One of the reasons why the cost of HPC is so high is because of waste, which contributes an unnecessary 30 percent to 40 percent to the cost of HPC in the cloud. One of the keys to success of HPC in the cloud is to manage effectively the rented compute and storage capacity. One of the simplest things that many organizations fail to do is turn off what they are paying for when they are finished. This may seem ridiculous, but it is just a shift in thinking from an on-premises world where the cluster is on all the time and a job scheduler just keeps feeding it work. In this case, people need to use job schedulers to automate the firing up and the shutting down of cloud compute, and to move their data from block storage to object storage or tape storage – or simply delete it – if it is no longer needed.

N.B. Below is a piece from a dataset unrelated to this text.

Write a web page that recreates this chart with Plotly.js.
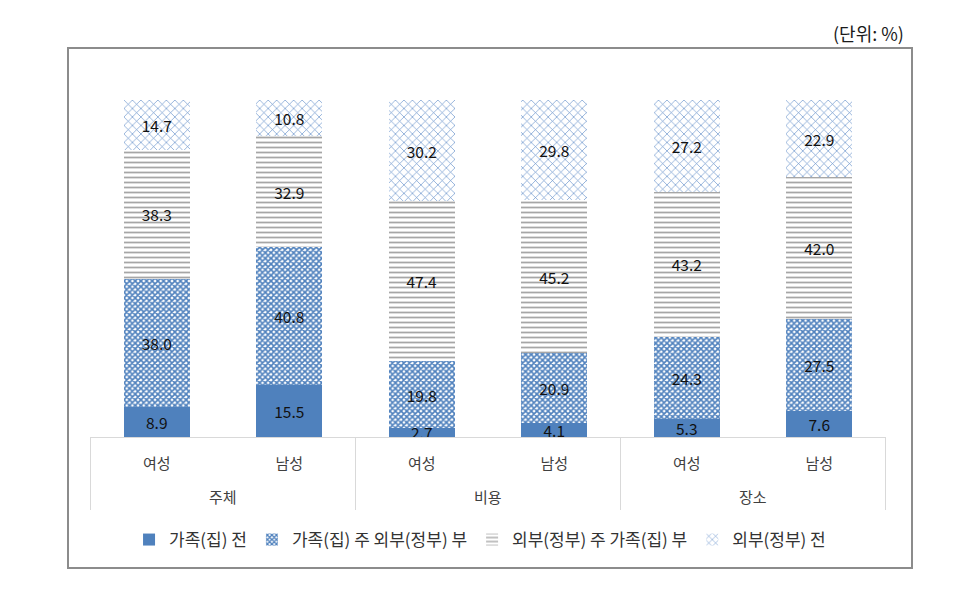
<!DOCTYPE html>
<html>
<head>
<meta charset="utf-8">
<script src="https://cdn.plot.ly/plotly-3.0.1.min.js"></script>
<style>
html,body{margin:0;padding:0;background:#fff;}
#chart{width:974px;height:589px;}
</style>
</head>
<body>
<div id="chart"></div>
<script>
// Data
const groups = ["주체","주체","비용","비용","장소","장소"];
const genders = ["여성","남성","여성","남성","여성","남성"];
const seriesNames = ["가족(집) 전","가족(집) 주 외부(정부) 부","외부(정부) 주 가족(집) 부","외부(정부) 전"];
const famAll = [8.9, 15.5, 2.7, 4.1, 5.3, 7.6];
const famMain = [38.0, 40.8, 19.8, 20.9, 24.3, 27.5];
const extMain = [38.3, 32.9, 47.4, 45.2, 43.2, 42.0];
const extAll = [14.7, 10.8, 30.2, 29.8, 27.2, 22.9];

const FONT = '"Noto Sans CJK KR", "Noto Sans", sans-serif';
const values = [famAll, famMain, extMain, extAll];
const keys = groups.map((g, i) => g + ' ' + genders[i]);
const patterns = [
  {shape: ''},
  {shape: 'x', fgcolor: '#4f81bd', bgcolor: '#ffffff', size: 4, solidity: 0.65, fillmode: 'replace'},
  {shape: '-', fgcolor: '#a6a6a6', bgcolor: '#ffffff', size: 5, solidity: 0.35, fillmode: 'replace'},
  {shape: 'x', fgcolor: '#5f8bc8', bgcolor: '#ffffff', size: 6, solidity: 0.2, fillmode: 'replace'}
];
const colors = ['#4f81bd', '#4f81bd', '#a6a6a6', '#5f8bc8'];

const traces = values.map((v, i) => ({
  type: 'bar',
  name: seriesNames[i],
  x: keys,
  y: v,
  text: v.map(d => d.toFixed(1)),
  textposition: 'inside',
  insidetextanchor: 'middle',
  textangle: 0,
  constraintext: 'none',
  textfont: {family: FONT, size: 15.5, color: '#111111'},
  insidetextfont: {family: FONT, size: 15.5, color: '#111111'},
  marker: {color: colors[i], pattern: patterns[i], line: {width: 0}},
  hoverinfo: 'none'
}));

const W = 796, H = 337; // plot area size
const px = x => (x - 90) / W;
const py = y => (437 - y) / H;

// group spans (derived from the category order)
const uniqueGroups = [...new Set(groups)];
const groupSpans = uniqueGroups.map(g => {
  const idx = groups.map((d, i) => d === g ? i : -1).filter(i => i >= 0);
  return {name: g, start: Math.min(...idx), end: Math.max(...idx)};
});

const shapes = [{
  type: 'rect', xref: 'paper', yref: 'paper',
  x0: px(68), x1: px(912), y0: py(568), y1: py(48),
  line: {color: '#8c8c8c', width: 2}, fillcolor: 'rgba(0,0,0,0)', layer: 'below'
}];
const dividerX = [groupSpans[0].start - 0.5].concat(groupSpans.map(s => s.end + 0.5));
dividerX.forEach(x => shapes.push({
  type: 'line', xref: 'x', yref: 'paper', x0: x, x1: x, y0: 0, y1: py(510),
  line: {color: '#d9d9d9', width: 1}, layer: 'below'
}));

const annotations = [{
  text: '(단위: %)', xref: 'paper', yref: 'paper',
  x: px(906), xanchor: 'right', y: py(33), yanchor: 'middle',
  showarrow: false, font: {family: FONT, size: 18, color: '#1a1a1a'}
}];
groupSpans.forEach(s => annotations.push({
  text: s.name, xref: 'x', yref: 'paper',
  x: (s.start + s.end) / 2, y: py(496), yanchor: 'middle', xanchor: 'center',
  showarrow: false, font: {family: FONT, size: 15, color: '#404040'}
}));

const layout = {
  width: 974, height: 589,
  margin: {l: 90, r: 88, t: 100, b: 152},
  paper_bgcolor: '#ffffff', plot_bgcolor: '#ffffff',
  barmode: 'stack',
  bargap: 0.5,
  showlegend: true,
  legend: {
    orientation: 'h', x: 0.49, xanchor: 'center', y: py(540), yanchor: 'middle',
    traceorder: 'normal',
    font: {family: FONT, size: 17, color: '#333333'},
    itemwidth: 30
  },
  xaxis: {
    type: 'category',
    tickmode: 'array', tickvals: keys, ticktext: genders,
    showline: true, linecolor: '#d9d9d9', linewidth: 1,
    ticks: '', showgrid: false, zeroline: false,
    ticklabelstandoff: 13,
    tickfont: {family: FONT, size: 15, color: '#404040'}
  },
  yaxis: {range: [0, 100], visible: false, showgrid: false, zeroline: false, fixedrange: true},
  shapes: shapes,
  annotations: annotations
};

Plotly.newPlot('chart', traces, layout, {displayModeBar: false, staticPlot: true});
</script>
</body>
</html>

Another way to watch costs is to employ a mix of spot, reserved and on-demand instances in the cloud to augment the on-premises. Finding the right balance in this mix take some experience and use of use of automation. Equally important is to find the right balance is to avoid the natural tendency to overprovision machines, something that is all that much easier in the cloud because it is just a drop-down menu. A lot of HPC centers moving applications to the cloud, like other users of rented capacity, will grab a 24-core instance when one with eight cores that costs a lot less will do the trick. Test the code out, and test how much memory is needed and test of local SSD storage is actually better than block or object storage coming in over the network on one of the public clouds. Can you get by with an NFS storage service, or do you really have to set up a parallel file system on the cloud infrastructure?
Hybrid has big benefits for HPC shops. It lets you try different scenarios and exceed the limits of your own capacity and resources. Successful, low-cost hybrid, however, means HPC shops must find the right balance between employing their own iron and that of the service provider – and managing it properly.